It is nice weather and we walk through pleasant rolling countryside. There are only 2 climbs today, not too hard. The area we are walking through was up until recently mainly planted in vineyards and olive plantations with grazing sheep. Today the economy of Spain has changed and the wine industry of old is in crisis as the consumption in Spain has plummeted and no one wants to work as a shepherd any more (though the price of olive oil remains high), as a result most of the plantations of grapes and olives, and all of the grazed land, has been taken over by wilding pines and undergrowth, and the terraced lands built up over generations is slowly eroding. The big danger which constantly threatens is that of fires. Before, with the farmed land being cared for, fires weren´t the problem they are today with dry undergrowth and drying leaves, pine cones etc.
Today we reach the Mediterranean sea though it isnt our last day. Tomorrow is our last day.
We will have to climb up from sea level to St. Pere de Rodas and then down to sea level again to El Port de la Selva, and then across the length of Cap de Creus to the lighthouse at the end. 22kms in total and, as usual with the GR11, none of it easy going.
Unfortunately my cellphone has chosen today to die which means that I wont be able to upload any photos or in fact report our finish when it happens as even though I am now updating the blog from a cybercafe in Llançà, I wont be able to do that at Cap de Creus so it will have to be assumed that as at 6 or 7 pm tomorrow we will have completed the job of walking the GR11.
42 walking days out of a total of 53 days, 900 kilometres (more or less - 12 kilometres more for Chris Bennett because he walked back to get his mattress), 38,000 metres of climb, 38,000 metres of fall, sunshine, snow, rain, freezing cold, adventure, being lost, eating great food, meeting good people, sore feet, extra muscles, lost weight (and put it back on again) broken and lost equipment overcome with kiwi knowhow.

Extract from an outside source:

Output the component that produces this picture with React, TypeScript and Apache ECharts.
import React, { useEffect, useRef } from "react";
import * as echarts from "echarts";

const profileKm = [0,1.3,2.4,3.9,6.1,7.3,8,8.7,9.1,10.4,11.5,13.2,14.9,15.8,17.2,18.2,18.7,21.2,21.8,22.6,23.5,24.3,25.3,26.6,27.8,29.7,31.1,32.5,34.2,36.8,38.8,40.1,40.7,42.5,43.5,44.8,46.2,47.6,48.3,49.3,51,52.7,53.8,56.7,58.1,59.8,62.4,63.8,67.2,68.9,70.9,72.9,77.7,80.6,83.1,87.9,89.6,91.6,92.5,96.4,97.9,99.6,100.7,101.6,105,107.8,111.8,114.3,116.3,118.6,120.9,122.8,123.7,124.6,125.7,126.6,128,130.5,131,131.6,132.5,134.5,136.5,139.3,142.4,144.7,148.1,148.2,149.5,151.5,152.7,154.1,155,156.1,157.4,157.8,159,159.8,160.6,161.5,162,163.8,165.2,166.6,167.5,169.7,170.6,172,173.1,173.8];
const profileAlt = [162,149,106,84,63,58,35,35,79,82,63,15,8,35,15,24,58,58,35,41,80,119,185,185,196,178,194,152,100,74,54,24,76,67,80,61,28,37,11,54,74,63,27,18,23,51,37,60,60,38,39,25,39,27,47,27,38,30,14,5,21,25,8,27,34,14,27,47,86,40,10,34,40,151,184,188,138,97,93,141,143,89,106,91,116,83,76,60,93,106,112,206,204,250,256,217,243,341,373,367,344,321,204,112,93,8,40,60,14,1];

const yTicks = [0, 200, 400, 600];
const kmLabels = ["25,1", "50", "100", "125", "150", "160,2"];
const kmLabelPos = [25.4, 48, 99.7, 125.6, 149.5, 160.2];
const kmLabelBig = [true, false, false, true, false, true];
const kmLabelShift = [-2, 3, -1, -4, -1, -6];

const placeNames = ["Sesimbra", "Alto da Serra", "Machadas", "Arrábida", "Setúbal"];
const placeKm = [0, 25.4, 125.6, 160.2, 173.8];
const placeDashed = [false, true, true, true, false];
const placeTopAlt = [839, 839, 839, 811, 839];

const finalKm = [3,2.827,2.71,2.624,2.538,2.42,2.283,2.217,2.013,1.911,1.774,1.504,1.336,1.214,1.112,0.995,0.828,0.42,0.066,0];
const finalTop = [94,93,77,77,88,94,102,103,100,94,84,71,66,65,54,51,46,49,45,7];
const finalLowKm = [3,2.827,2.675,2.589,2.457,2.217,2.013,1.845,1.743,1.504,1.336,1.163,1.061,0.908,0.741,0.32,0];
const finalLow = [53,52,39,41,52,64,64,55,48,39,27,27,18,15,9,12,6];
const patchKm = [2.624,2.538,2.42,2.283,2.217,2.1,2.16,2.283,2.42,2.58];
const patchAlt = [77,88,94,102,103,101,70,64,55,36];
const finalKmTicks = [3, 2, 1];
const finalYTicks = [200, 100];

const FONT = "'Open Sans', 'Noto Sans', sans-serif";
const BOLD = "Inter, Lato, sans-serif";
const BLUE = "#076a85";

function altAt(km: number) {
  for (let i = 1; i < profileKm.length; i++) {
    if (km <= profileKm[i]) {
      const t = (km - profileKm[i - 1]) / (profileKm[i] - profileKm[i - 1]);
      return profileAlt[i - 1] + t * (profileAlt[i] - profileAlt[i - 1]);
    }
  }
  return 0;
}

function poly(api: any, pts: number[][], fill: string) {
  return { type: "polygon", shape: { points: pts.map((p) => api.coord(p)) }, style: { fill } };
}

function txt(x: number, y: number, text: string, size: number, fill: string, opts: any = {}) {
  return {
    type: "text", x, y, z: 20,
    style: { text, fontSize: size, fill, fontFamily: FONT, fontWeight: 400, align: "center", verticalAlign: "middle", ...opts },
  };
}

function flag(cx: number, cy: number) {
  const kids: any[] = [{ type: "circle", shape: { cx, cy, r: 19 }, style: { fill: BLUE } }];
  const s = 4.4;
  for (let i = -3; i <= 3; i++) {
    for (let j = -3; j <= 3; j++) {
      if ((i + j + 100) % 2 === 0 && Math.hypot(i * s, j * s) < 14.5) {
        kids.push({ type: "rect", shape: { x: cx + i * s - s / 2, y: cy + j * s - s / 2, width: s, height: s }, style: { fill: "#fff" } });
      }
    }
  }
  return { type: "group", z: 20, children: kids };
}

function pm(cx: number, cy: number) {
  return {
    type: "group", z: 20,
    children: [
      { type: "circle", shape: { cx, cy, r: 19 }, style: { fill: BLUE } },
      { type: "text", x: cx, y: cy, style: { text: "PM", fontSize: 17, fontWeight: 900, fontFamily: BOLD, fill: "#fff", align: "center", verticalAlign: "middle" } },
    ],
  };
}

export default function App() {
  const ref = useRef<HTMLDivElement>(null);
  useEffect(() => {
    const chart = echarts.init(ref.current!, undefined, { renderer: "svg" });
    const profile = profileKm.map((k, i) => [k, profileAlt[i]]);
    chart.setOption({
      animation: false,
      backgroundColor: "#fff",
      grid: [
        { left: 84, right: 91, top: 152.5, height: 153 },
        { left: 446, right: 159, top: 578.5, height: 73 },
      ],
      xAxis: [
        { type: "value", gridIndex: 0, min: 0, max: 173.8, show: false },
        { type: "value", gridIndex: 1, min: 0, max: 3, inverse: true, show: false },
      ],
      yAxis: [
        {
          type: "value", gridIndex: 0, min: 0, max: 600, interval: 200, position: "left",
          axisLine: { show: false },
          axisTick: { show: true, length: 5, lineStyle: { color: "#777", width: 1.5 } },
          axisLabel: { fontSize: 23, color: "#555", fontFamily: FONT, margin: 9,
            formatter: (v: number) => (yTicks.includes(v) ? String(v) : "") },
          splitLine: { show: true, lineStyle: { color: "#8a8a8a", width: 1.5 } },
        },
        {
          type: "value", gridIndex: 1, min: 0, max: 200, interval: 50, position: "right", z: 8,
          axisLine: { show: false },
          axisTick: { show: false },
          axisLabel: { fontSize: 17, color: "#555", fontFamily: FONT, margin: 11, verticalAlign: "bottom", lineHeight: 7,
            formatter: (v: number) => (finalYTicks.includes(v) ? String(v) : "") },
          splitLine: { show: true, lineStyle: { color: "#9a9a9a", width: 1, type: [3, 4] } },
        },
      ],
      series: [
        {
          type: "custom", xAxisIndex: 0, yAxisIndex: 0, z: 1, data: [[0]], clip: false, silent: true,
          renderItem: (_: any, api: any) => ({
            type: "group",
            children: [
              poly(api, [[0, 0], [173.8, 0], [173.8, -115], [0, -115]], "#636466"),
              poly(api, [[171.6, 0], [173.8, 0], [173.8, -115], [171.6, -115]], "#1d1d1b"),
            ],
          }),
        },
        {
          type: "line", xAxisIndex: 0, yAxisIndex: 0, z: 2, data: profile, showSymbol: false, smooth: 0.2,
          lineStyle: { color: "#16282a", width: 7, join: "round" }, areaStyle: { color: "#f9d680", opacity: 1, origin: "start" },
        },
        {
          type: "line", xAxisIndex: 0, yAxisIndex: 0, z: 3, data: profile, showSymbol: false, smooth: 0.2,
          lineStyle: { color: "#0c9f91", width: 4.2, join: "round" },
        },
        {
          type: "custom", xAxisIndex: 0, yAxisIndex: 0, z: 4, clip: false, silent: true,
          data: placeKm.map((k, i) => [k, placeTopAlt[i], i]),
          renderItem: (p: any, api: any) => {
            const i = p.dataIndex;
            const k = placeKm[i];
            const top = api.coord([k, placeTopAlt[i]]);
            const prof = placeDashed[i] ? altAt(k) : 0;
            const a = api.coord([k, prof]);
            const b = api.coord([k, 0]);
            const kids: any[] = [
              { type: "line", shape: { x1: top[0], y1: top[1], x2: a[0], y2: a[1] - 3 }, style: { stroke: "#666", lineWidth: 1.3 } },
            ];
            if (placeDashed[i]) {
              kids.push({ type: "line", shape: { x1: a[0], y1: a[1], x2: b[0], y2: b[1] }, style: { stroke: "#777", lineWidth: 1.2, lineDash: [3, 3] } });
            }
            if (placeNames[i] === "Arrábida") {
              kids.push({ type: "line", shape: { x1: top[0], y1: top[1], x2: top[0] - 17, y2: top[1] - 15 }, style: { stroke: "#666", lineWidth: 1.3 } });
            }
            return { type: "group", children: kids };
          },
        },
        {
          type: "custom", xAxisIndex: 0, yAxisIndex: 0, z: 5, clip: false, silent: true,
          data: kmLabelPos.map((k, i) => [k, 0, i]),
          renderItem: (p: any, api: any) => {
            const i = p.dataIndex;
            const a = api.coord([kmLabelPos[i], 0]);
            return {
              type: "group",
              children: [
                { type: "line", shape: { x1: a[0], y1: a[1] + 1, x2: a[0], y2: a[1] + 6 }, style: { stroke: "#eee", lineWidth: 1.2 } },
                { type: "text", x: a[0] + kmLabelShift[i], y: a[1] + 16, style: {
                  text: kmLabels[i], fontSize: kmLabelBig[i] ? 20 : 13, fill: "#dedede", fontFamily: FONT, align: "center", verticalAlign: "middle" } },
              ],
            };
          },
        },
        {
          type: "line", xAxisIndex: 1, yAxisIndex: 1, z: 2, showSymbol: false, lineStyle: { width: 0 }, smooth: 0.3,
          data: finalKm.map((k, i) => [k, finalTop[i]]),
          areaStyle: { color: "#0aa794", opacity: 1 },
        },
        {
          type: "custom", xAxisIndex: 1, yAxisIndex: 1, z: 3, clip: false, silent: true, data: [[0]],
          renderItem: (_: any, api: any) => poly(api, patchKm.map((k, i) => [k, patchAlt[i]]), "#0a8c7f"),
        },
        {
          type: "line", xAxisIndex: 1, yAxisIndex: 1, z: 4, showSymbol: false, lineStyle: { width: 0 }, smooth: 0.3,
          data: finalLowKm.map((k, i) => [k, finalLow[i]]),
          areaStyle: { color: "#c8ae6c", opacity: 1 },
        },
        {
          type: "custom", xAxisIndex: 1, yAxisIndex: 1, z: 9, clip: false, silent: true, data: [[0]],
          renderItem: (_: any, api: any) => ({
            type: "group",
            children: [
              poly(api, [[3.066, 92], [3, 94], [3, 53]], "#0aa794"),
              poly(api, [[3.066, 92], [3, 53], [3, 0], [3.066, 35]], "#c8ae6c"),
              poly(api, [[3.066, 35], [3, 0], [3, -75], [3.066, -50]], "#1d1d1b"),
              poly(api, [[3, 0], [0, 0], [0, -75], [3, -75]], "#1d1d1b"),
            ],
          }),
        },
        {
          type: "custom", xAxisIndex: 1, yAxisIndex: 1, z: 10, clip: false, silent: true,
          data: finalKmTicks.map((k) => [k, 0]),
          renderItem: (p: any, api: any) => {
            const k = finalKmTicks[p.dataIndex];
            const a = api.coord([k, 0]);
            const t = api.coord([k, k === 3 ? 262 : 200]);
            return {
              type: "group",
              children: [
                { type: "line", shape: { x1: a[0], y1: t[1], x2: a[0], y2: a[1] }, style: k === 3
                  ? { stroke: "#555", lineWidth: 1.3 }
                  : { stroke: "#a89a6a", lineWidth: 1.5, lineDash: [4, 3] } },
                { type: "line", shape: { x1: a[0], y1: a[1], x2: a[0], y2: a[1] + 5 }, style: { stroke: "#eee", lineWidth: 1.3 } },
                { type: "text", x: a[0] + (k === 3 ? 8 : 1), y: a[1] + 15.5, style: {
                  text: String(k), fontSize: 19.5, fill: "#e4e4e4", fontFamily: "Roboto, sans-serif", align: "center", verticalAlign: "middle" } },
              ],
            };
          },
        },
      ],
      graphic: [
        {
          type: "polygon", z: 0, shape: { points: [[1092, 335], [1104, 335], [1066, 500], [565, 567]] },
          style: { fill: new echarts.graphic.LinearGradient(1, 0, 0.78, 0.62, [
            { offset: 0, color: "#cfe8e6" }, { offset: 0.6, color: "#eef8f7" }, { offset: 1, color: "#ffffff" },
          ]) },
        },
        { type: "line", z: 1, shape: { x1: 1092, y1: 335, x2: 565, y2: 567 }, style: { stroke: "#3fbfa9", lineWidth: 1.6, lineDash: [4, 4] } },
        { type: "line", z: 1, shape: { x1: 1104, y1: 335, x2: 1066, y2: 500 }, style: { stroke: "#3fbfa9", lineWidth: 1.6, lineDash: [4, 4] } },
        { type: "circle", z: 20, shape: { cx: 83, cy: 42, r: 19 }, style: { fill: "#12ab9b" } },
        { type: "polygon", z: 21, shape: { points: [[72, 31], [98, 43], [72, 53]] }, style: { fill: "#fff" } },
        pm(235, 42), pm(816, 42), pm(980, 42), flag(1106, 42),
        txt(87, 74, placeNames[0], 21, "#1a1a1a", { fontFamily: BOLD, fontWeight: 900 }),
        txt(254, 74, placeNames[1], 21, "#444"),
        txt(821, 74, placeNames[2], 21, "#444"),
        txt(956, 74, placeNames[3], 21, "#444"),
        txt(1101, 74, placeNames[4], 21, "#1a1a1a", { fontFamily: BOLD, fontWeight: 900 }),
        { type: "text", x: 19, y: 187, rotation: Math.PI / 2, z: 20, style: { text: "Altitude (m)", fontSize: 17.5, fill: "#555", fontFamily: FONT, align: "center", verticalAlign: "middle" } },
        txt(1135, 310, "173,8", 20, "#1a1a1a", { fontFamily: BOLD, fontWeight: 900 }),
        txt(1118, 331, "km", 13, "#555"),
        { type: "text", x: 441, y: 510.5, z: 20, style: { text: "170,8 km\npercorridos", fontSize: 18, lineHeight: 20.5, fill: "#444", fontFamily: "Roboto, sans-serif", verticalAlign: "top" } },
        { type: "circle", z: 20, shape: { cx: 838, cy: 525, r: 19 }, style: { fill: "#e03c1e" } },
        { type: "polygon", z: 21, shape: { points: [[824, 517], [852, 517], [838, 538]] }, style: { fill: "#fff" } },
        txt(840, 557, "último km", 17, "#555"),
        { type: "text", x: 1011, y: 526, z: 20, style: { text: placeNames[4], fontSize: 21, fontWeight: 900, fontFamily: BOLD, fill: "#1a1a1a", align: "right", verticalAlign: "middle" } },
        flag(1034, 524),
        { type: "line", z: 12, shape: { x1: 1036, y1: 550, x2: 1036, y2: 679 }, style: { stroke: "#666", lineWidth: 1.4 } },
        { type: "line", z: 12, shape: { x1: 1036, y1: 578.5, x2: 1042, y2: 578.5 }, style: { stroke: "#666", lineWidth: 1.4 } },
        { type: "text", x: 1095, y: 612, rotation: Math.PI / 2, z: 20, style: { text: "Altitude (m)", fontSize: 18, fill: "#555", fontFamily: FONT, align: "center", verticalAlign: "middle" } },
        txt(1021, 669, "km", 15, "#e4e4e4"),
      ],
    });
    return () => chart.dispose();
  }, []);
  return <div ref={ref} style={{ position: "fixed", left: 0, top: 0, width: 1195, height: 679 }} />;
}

All in all an amazing time.
To quote the words of New Zealand´s most respected citizen, Sir Edmund Hillary, "We knocked the bastard off!".
Apart from the people I have already thanked on the blog, I need to thank lots of people here because without help from others we would not have been able to complete this.
I would like to thank the following people:
Montse Baste and Joan Cararach for generously housing Chris´s Bennett and Jackson,
Maria Dolors Masana i Carles Nadal per els missatges de animo,
Ken Martin for sending weather reports and encouragement, and for helping with the Boston business in my absence,
Thanks to the entire Boston crew for keeping the business going, I really appreciate it.
I would also like to thank Hayley for letting CB do this thing so soon after Eve´s arrival,
And also Anna for letting me do the same.
Thanks to my sister Vicki for taking care of Emma and sending messages of support
My brother Tim for setting up this blog, and all of the people who sent in their comments to the blog.
CB says hi to his Mum and loves her very much, and thanks to Hayley´s family for their support and good wishes during the trip, and a big hello to his bro Andrew and wife Keri and their kids, Campbell Jack, Cait, and Zach.
Chris Jackson says hi to his family and all the folks in the Valley.
I personally would also like to thank my two companions on this trip without whom I wouldn´t have been able to complete it, thanks guys!
Monday, October 22, 2007
I had always thought that La Jonquera was horrible when I sped past on the motorway en route to France. Turns out there is another Jonquera; the original town and the hills behind it near the border that make for a really good walk. The weather helped, sunshine. We had a 4 km climb which lifted us 600km. Nice views over to Le Perthus and Ceret, also Catalan villages but on the french side of the border. On the way up we passed the 13th century church of Santa Llùcia. As we approached the top we were hit by the Tramuntana, the cold wind from the high Pyrenees. I dig out my snow jacket from the bottom of the pack. Despite the sun the wind was icy. We get to the top of the first climb of the day and are given a fantastic view of the plain of Empordà and the Bay of Roses. We work our way around the high hills to Requesens and stop for a coffee and a view of the 10th century castle. We have a long way to go yet today. Its a good day for views, both where we are going and where have been. Tonight we stay at a 13th century mini castle in L'Espolla. It has been in the possesion of the current owners family since the 16th century. I guess the mortgage is all paid off by now. We have a great dinner in the local community centre while there is an oldies dance going on with live music and Formula One racing on the TV. We drink the local wine and enjoy the ambience. We have only 2 days more of this walk and while the body is screaming out for a break, the mind has already entered into celebration mode. Tomorrow we walk to Llança, and on Tuesday we climb to St. Pere de Rodas then on to Cap de Creus via Port de la Selva.